* Start Data *

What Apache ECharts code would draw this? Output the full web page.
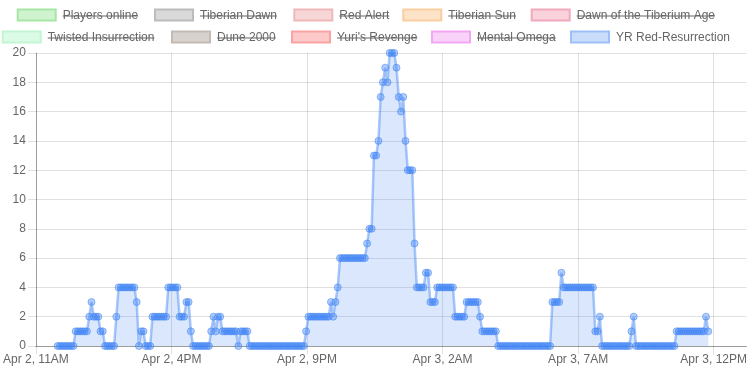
<!DOCTYPE html>
<html>
<head>
<meta charset="utf-8">
<script src="https://cdn.jsdelivr.net/npm/echarts@6/dist/echarts.min.js"></script>
<style>
html,body{margin:0;padding:0;background:#fff;}
#chart{width:750px;height:375px;}
</style>
</head>
<body>
<div id="chart"></div>
<script>
// ---- data ----
const seriesNames = ['Players online','Tiberian Dawn','Red Alert','Tiberian Sun','Dawn of the Tiberium Age',
  'Twisted Insurrection','Dune 2000',"Yuri's Revenge",'Mental Omega','YR Red-Resurrection'];
const seriesHidden = [true,true,true,true,true,true,true,true,true,false];
const seriesFill = ['#cff3cf','#d9d9d9','#f6d6d6','#fde4c9','#f9d2dc','#dcfbe7','#d8d2ce','#fcc8c8','#f9d2f9','#c9dcfa'];
const seriesBorder = ['#a6e6a6','#bcbcbc','#f0b8b8','#f8cd9f','#f2a9bd','#c2f6d3','#c2bab3','#f9a3a3','#f3a6f3','#9dbff7'];

const xTickLabels = ['Apr 2, 11AM','Apr 2, 4PM','Apr 2, 9PM','Apr 3, 2AM','Apr 3, 7AM','Apr 3, 12PM'];
const yTickValues = [0,2,4,6,8,10,12,14,16,18,20];

// hours after Apr 2, 11AM; samples every 5 minutes
const startHour = 0.8;
const stepHours = 5 / 60;
const yrValues = [
  0,0,0,0,0,0,0,0, 1,1,1,1,1,1, 2,3,2,2,2, 1,1, 0,0,0,0,0, 2,
  4,4,4,4,4,4,4,4, 3,0, 1,1, 0,0,0, 2,2,2,2,2,2,2, 4,4,4,4,4, 2,2,2, 3,3, 1,
  0,0,0,0,0,0,0,0, 1,2,1,2,2, 1,1,1,1,1,1,1, 0, 1,1,1,1,
  0,0,0,0,0,0,0,0,0,0,0,0,0,0,0,0,0,0,0,0,0,0,0,0,0,
  1, 2,2,2,2,2,2,2,2,2,2, 3,2,3,4,
  6,6,6,6,6,6,6,6,6,6,6,6, 7,8,8,
  13,13,14,17,18,19,18,20,20,20,19,17,16,17,14,12,12,12,7,
  4,4,4,4, 5,5, 3,3,3, 4,4,4,4,4,4,4,4, 2,2,2,2,2, 3,3,3,3,3,3, 2,
  1,1,1,1,1,1,1,
  0,0,0,0,0,0,0,0,0,0,0,0,0,0,0,0,0,0,0,0,0,0,0,0,
  3,3,3,3, 5, 4,4,4,4,4,4,4,4,4,4,4,4,4,4, 1,1, 2,
  0,0,0,0,0,0,0,0,0,0,0,0,0, 1,2,
  0,0,0,0,0,0,0,0,0,0,0,0,0,0,0,0,0,0,
  1,1,1,1,1,1,1,1,1,1,1,1,1, 2,1
];

// ---- layout ----
const FONT = '"Liberation Sans", Arial, Helvetica, sans-serif';
const legendRows = [[0,1,2,3,4],[5,6,7,8,9]];
const legendBoxX = [[16.7,154,293.3,402.3,530.7],[1.7,171,291,431,570]];
const legendRowY = [15.5, 37.5];

const measureCtx = document.createElement('canvas').getContext('2d');
measureCtx.font = '12px ' + FONT;

const graphics = [];
legendRows.forEach((row, r) => {
  row.forEach((si, k) => {
    const bx = legendBoxX[r][k];
    const cy = legendRowY[r];
    graphics.push({
      type: 'rect', shape: {x: bx + 1, y: cy - 6, width: 38, height: 11},
      style: {fill: seriesFill[si], stroke: seriesBorder[si], lineWidth: 2}
    });
    const tx = bx + 46;
    graphics.push({
      type: 'text', x: tx, y: cy,
      style: {text: seriesNames[si], fill: '#666', font: '12px ' + FONT, textVerticalAlign: 'middle', verticalAlign: 'middle'}
    });
    if (seriesHidden[si]) {
      const w = measureCtx.measureText(seriesNames[si]).width;
      graphics.push({
        type: 'line', shape: {x1: tx, y1: cy + 0.5, x2: tx + w, y2: cy + 0.5},
        style: {stroke: '#666', lineWidth: 1}
      });
    }
  });
});

const yrData = yrValues.map((v, i) => [startHour + i * stepHours, v]);

const chart = echarts.init(document.getElementById('chart'), null, {renderer: 'canvas'});
chart.setOption({
  animation: false,
  backgroundColor: '#fff',
  textStyle: {fontFamily: FONT},
  grid: {left: 35, right: 2, top: 53, bottom: 29, containLabel: false},
  graphic: graphics,
  xAxis: {
    type: 'value', min: 0, max: 26.21, interval: 5,
    axisLine: {show: true, lineStyle: {color: 'rgba(0,0,0,0.3)', width: 1}},
    axisTick: {show: true, length: 8, lineStyle: {color: 'rgba(0,0,0,0.12)'}},
    splitLine: {show: true, showMaxLine: false, lineStyle: {color: 'rgba(0,0,0,0.12)', width: 1}},
    axisLabel: {
      color: '#666', fontSize: 12, fontFamily: FONT, margin: 8, showMaxLabel: false,
      formatter: v => {
        const k = Math.round(v / 5);
        return Math.abs(v - k * 5) < 1e-6 && xTickLabels[k] ? xTickLabels[k] : '';
      }
    }
  },
  yAxis: {
    type: 'value', min: yTickValues[0], max: yTickValues[yTickValues.length - 1], interval: 2,
    axisLine: {show: true, lineStyle: {color: 'rgba(0,0,0,0.3)', width: 1}},
    axisTick: {show: true, length: 8, lineStyle: {color: 'rgba(0,0,0,0.12)'}},
    splitLine: {show: true, lineStyle: {color: 'rgba(0,0,0,0.12)', width: 1}},
    axisLabel: {color: '#666', fontSize: 12, fontFamily: FONT, margin: 10}
  },
  series: [{
    name: seriesNames[9],
    type: 'line',
    data: yrData,
    smooth: false,
    symbol: 'circle',
    symbolSize: 7,
    showSymbol: true,
    showAllSymbol: true,
    itemStyle: {color: 'rgba(66,133,244,0.4)', borderColor: 'rgba(66,133,244,0.55)', borderWidth: 1},
    lineStyle: {color: 'rgba(66,133,244,0.45)', width: 2.5},
    areaStyle: {color: 'rgba(66,133,244,0.28)'},
    emphasis: {disabled: true}
  }]
});
</script>
</body>
</html>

* End Data *

■ **Given problem**
The data above should be repeated exactly, minus any pictures.

■ **Exercise answer**
What Apache ECharts code would draw this? Output the full web page.
<!DOCTYPE html>
<html>
<head>
<meta charset="utf-8">
<script src="https://cdn.jsdelivr.net/npm/echarts@6/dist/echarts.min.js"></script>
<style>
html,body{margin:0;padding:0;background:#fff;}
#chart{width:750px;height:375px;}
</style>
</head>
<body>
<div id="chart"></div>
<script>
// ---- data ----
const seriesNames = ['Players online','Tiberian Dawn','Red Alert','Tiberian Sun','Dawn of the Tiberium Age',
  'Twisted Insurrection','Dune 2000',"Yuri's Revenge",'Mental Omega','YR Red-Resurrection'];
const seriesHidden = [true,true,true,true,true,true,true,true,true,false];
const seriesFill = ['#cff3cf','#d9d9d9','#f6d6d6','#fde4c9','#f9d2dc','#dcfbe7','#d8d2ce','#fcc8c8','#f9d2f9','#c9dcfa'];
const seriesBorder = ['#a6e6a6','#bcbcbc','#f0b8b8','#f8cd9f','#f2a9bd','#c2f6d3','#c2bab3','#f9a3a3','#f3a6f3','#9dbff7'];

const xTickLabels = ['Apr 2, 11AM','Apr 2, 4PM','Apr 2, 9PM','Apr 3, 2AM','Apr 3, 7AM','Apr 3, 12PM'];
const yTickValues = [0,2,4,6,8,10,12,14,16,18,20];

// hours after Apr 2, 11AM; samples every 5 minutes
const startHour = 0.8;
const stepHours = 5 / 60;
const yrValues = [
  0,0,0,0,0,0,0,0, 1,1,1,1,1,1, 2,3,2,2,2, 1,1, 0,0,0,0,0, 2,
  4,4,4,4,4,4,4,4, 3,0, 1,1, 0,0,0, 2,2,2,2,2,2,2, 4,4,4,4,4, 2,2,2, 3,3, 1,
  0,0,0,0,0,0,0,0, 1,2,1,2,2, 1,1,1,1,1,1,1, 0, 1,1,1,1,
  0,0,0,0,0,0,0,0,0,0,0,0,0,0,0,0,0,0,0,0,0,0,0,0,0,
  1, 2,2,2,2,2,2,2,2,2,2, 3,2,3,4,
  6,6,6,6,6,6,6,6,6,6,6,6, 7,8,8,
  13,13,14,17,18,19,18,20,20,20,19,17,16,17,14,12,12,12,7,
  4,4,4,4, 5,5, 3,3,3, 4,4,4,4,4,4,4,4, 2,2,2,2,2, 3,3,3,3,3,3, 2,
  1,1,1,1,1,1,1,
  0,0,0,0,0,0,0,0,0,0,0,0,0,0,0,0,0,0,0,0,0,0,0,0,
  3,3,3,3, 5, 4,4,4,4,4,4,4,4,4,4,4,4,4,4, 1,1, 2,
  0,0,0,0,0,0,0,0,0,0,0,0,0, 1,2,
  0,0,0,0,0,0,0,0,0,0,0,0,0,0,0,0,0,0,
  1,1,1,1,1,1,1,1,1,1,1,1,1, 2,1
];

// ---- layout ----
const FONT = '"Liberation Sans", Arial, Helvetica, sans-serif';
const legendRows = [[0,1,2,3,4],[5,6,7,8,9]];
const legendBoxX = [[16.7,154,293.3,402.3,530.7],[1.7,171,291,431,570]];
const legendRowY = [15.5, 37.5];

const measureCtx = document.createElement('canvas').getContext('2d');
measureCtx.font = '12px ' + FONT;

const graphics = [];
legendRows.forEach((row, r) => {
  row.forEach((si, k) => {
    const bx = legendBoxX[r][k];
    const cy = legendRowY[r];
    graphics.push({
      type: 'rect', shape: {x: bx + 1, y: cy - 6, width: 38, height: 11},
      style: {fill: seriesFill[si], stroke: seriesBorder[si], lineWidth: 2}
    });
    const tx = bx + 46;
    graphics.push({
      type: 'text', x: tx, y: cy,
      style: {text: seriesNames[si], fill: '#666', font: '12px ' + FONT, textVerticalAlign: 'middle', verticalAlign: 'middle'}
    });
    if (seriesHidden[si]) {
      const w = measureCtx.measureText(seriesNames[si]).width;
      graphics.push({
        type: 'line', shape: {x1: tx, y1: cy + 0.5, x2: tx + w, y2: cy + 0.5},
        style: {stroke: '#666', lineWidth: 1}
      });
    }
  });
});

const yrData = yrValues.map((v, i) => [startHour + i * stepHours, v]);

const chart = echarts.init(document.getElementById('chart'), null, {renderer: 'canvas'});
chart.setOption({
  animation: false,
  backgroundColor: '#fff',
  textStyle: {fontFamily: FONT},
  grid: {left: 35, right: 2, top: 53, bottom: 29, containLabel: false},
  graphic: graphics,
  xAxis: {
    type: 'value', min: 0, max: 26.21, interval: 5,
    axisLine: {show: true, lineStyle: {color: 'rgba(0,0,0,0.3)', width: 1}},
    axisTick: {show: true, length: 8, lineStyle: {color: 'rgba(0,0,0,0.12)'}},
    splitLine: {show: true, showMaxLine: false, lineStyle: {color: 'rgba(0,0,0,0.12)', width: 1}},
    axisLabel: {
      color: '#666', fontSize: 12, fontFamily: FONT, margin: 8, showMaxLabel: false,
      formatter: v => {
        const k = Math.round(v / 5);
        return Math.abs(v - k * 5) < 1e-6 && xTickLabels[k] ? xTickLabels[k] : '';
      }
    }
  },
  yAxis: {
    type: 'value', min: yTickValues[0], max: yTickValues[yTickValues.length - 1], interval: 2,
    axisLine: {show: true, lineStyle: {color: 'rgba(0,0,0,0.3)', width: 1}},
    axisTick: {show: true, length: 8, lineStyle: {color: 'rgba(0,0,0,0.12)'}},
    splitLine: {show: true, lineStyle: {color: 'rgba(0,0,0,0.12)', width: 1}},
    axisLabel: {color: '#666', fontSize: 12, fontFamily: FONT, margin: 10}
  },
  series: [{
    name: seriesNames[9],
    type: 'line',
    data: yrData,
    smooth: false,
    symbol: 'circle',
    symbolSize: 7,
    showSymbol: true,
    showAllSymbol: true,
    itemStyle: {color: 'rgba(66,133,244,0.4)', borderColor: 'rgba(66,133,244,0.55)', borderWidth: 1},
    lineStyle: {color: 'rgba(66,133,244,0.45)', width: 2.5},
    areaStyle: {color: 'rgba(66,133,244,0.28)'},
    emphasis: {disabled: true}
  }]
});
</script>
</body>
</html>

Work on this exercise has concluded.